Albert’s birthday the next day was a tad traumatic with him wanting to see Curie in his birthday before she went to sleep. He did not leave Erin’s

Our post-op experience with Erin was very, very good in the labor and delivery wing on the floor when Curie was born, but when Elia was born, they were full and they had to open a new wing for Erin and staff it as they could. In fact, Erin waited in post-op for more than an hour while they opened the wing. It was funny because Albert hadn’t seen Erin at post-op with Curie as he had gone down to NICU with her. This time he saw Erin on anesthesia looking drunk. We have a picture.

We were the only people in that new wing for a while and attention at first was, lets say spotty at best. At first, the nurses were from different places since they didn’t know they were going to staff our wing yet. The head nurse and Asian woman was very good, but couldn’t be there all the time. The silver lining was that we were on the same floor as the NICU this time. At one point a slavic-accented nurse helped Erin into the bathroom and then forgot about her. The next day we met Emma Lawler, who was like an angel, and she took care of Erin with gentle care and kindness to the point that we bonded with her and shared pictures and stories. She probably does that with everyone, but it is the first nurse we have ever become friends with after.

Only children over the age of 12 are allowed into NICU so Curie couldn’t meet Elia yet. Our NICU nurses were incredible, particularly a woman named Ray who was not only reassuring but really took care of Elia. In 18 days, we would visit every day, with Erin’s parents taking care of Curie in the cafeteria. We would take turns with Elia and Curie, and could not spend the nights in the hospital with Elia as we might have. The NICU nurses took care of Elia when we couldn’t and she grew and got better. Christmas came and past and Albert bought Elia a little Winnie-the-Pooh to hang on her incubator to give her a little present while the three of us spent her first Christmas together. The same day, at Candace’s suggestion, Curie picked out a present to give to Elia when she saw her for the first time, a Curious George. And because Curie was a toddler herself, we bought a second one for Curie.

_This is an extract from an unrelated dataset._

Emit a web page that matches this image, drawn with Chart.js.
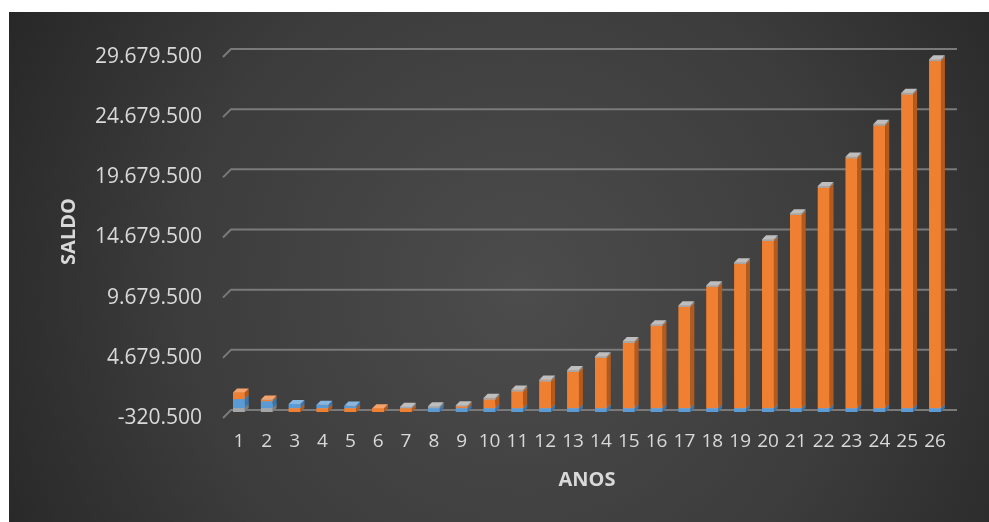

Days passed and the the New Year and Elia slowly grew stronger. It was hard to go back and forth to NICU and the month that Erin’s mother had taken were eaten away. Elia could breathe on her own, and then could eat on her own, but she needed to either get to 5 pounds or drink two bottles by herself before she could go, so we waited. Elia was moved out of NICU to her own room as she grew. Curie was particularly wonderful and waited for her little sister to come home.

Then one day, we came in and they said it was time. We went out to the cafeteria and told Curie. The picture of her with both fists in the air was her reaction. On January 6, 2014, we brought Elia to the Virginia Hospital Center cafeteria to meet her big sister. Curie was so excited. She gave Elia her present and then would not let the car seat go and insisted on helping carry Elia to the car. And then all at once, we were whole, we were a family at last.

Elia is named after Gertrude Elion a Nobel Prize winning biochemist in the field of medicine who helped create drugs to combat organ transplant rejection, and drugs to help HIV-positive people survive and live productive lives.